The RBI, in August 2022, amended the LRS regulations to align it with the provisions prescribed in Foreign Exchange Management (Overseas Investment) Rules, 2022 (OI Rules). As per amended LRS regulations, permissible capital account transactions by an individual include "acquisition of immovable property abroad, Overseas Direct Investment (ODI) and Overseas Portfolio Investment (OPI), in accordance with the provisions contained in Foreign Exchange Management (Overseas Investment) Rules, 2022, Foreign Exchange Management (Overseas Investment) Regulations, 2022 and Foreign Exchange Management (Overseas Investment) Directions, 2022”.

Accordingly, acquisition of less than 10% shares by employees and directors of Indian subsidiary under ESOP/ ESPP offered by a foreign group entity are considered as overseas portfolio investment under the OI Rules and hence, covered within the ambit of LRS.

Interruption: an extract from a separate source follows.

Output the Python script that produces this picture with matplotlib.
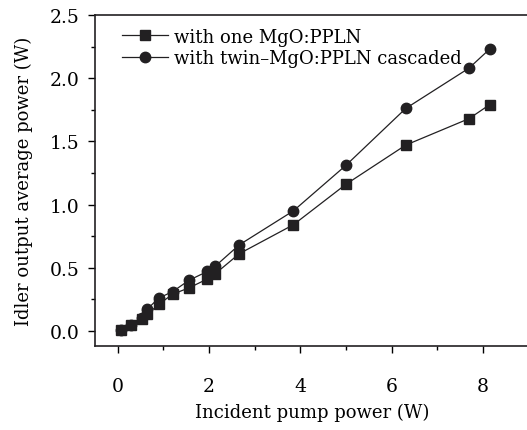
import matplotlib
matplotlib.use("Agg")
from matplotlib import pyplot as plt
from matplotlib.ticker import MultipleLocator

plt.rcParams['font.family'] = ['DejaVu Serif']
plt.rcParams['mathtext.fontset'] = 'dejavuserif'

# pump power (W)
pump = [0.06, 0.28, 0.52, 0.64, 0.90, 1.20, 1.56, 1.96, 2.13, 2.66, 3.85, 5.00, 6.31, 7.70, 8.15]
# idler output (W)
one_ppln = [0.01, 0.05, 0.09, 0.13, 0.21, 0.29, 0.34, 0.41, 0.45, 0.61, 0.84, 1.16, 1.47, 1.68, 1.79]
twin_ppln = [0.01, 0.05, 0.10, 0.17, 0.26, 0.31, 0.40, 0.47, 0.51, 0.68, 0.95, 1.31, 1.76, 2.08, 2.23]

fig = plt.figure(figsize=(5.27, 4.31), dpi=100)
ax = fig.add_axes([95 / 527, 1 - 347 / 431, (528.4 - 95) / 527, (347 - 16) / 431])

col = '#222022'
ax.plot(pump, one_ppln, '-s', color=col, lw=0.9, ms=6.5, label="with one MgO:PPLN")
ax.plot(pump, twin_ppln, '-o', color=col, lw=0.9, ms=7.5, label="with twin\u2013MgO:PPLN cascaded")

ax.set_xlim(-0.5, 9.0)
ax.set_ylim(-0.12, 2.5)
ax.xaxis.set_major_locator(MultipleLocator(2))
ax.xaxis.set_minor_locator(MultipleLocator(1))
ax.yaxis.set_major_locator(MultipleLocator(0.5))
ax.yaxis.set_minor_locator(MultipleLocator(0.25))
ax.yaxis.set_major_formatter(matplotlib.ticker.FormatStrFormatter('%.1f'))
ax.tick_params(which='major', direction='out', length=5, width=1, labelsize=13.5)
ax.tick_params(which='minor', direction='out', length=3, width=1)
ax.tick_params(axis='x', which='major', pad=17)
ax.tick_params(axis='y', which='major', pad=6)
ax.tick_params(top=False, right=False)
ax.spines['right'].set_visible(False)
for s in ['left', 'bottom', 'top']:
    ax.spines[s].set_linewidth(1.2)
    ax.spines[s].set_color(col)

ax.set_xlabel("Incident pump power (W)", fontsize=13, labelpad=6)
ax.set_ylabel("Idler output average power (W)", fontsize=13, labelpad=12)

ax.legend(loc="upper left", frameon=False, fontsize=13, handlelength=2.6,
          handletextpad=0.3, labelspacing=0.2, borderaxespad=0.3,
          bbox_to_anchor=(0.032, 1.0))

plt.savefig("out.png", dpi=100)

As a result, employees participating in ESOP/ ESPP scheme will get impacted as TCS @ 20% will be collected by the AD bankers from employee’s post-tax salary over and above the ESPP contribution w.e.f July 1, 2023. This will significantly impact cash flow for employees since they will be able to claim a refund of TCS only after filing the return of income (i.e., around July of the next financial year) in case they do not have any other income against which TCS can be adjusted. This will also substantially increase compliance burden for employers as generally, Indian employers deduct the amount to be remitted towards purchase of ESOP/ ESPP from employees’ salary and facilitate in completing the documentation for remittance of such funds by employees. Further, the objective behind introducing TCS provisions on LRS, as explained in Memorandum to Finance Bill 2020, was to widen and deepen the tax net. In case of salaried class persons, majority of

the taxpayers are already paying full amount of taxes by way of withholding tax mechanism. The finance minister in budget speech for the year 2018-19 also mentioned that “income tax data analysis suggests that major portion of personal income-tax collection comes from the salaried class.” Accordingly, collecting TCS on ESOP/ ESPP from salaried persons who are already paying taxes by way of withholding tax on salary income might not be the intention of law.

We have requested MoF to:

  • Exclude remittances made for acquisition of shares under ESOP/ ESPP scheme from the applicability of TCS. Alternatively, similar to payments by an individual using international debit or credit cards, threshold of INR 7 lacs may be introduced in relation to remittances made towards ESOP/ ESPP purchases.
  • Further, in case TCS is applicable, Government should allow credit of TCS paid while computing the amount of TDS to be deducted on salary income of the employees. This will help in avoiding cash flow issues for employees.

These measures will facilitate ease of doing business in India.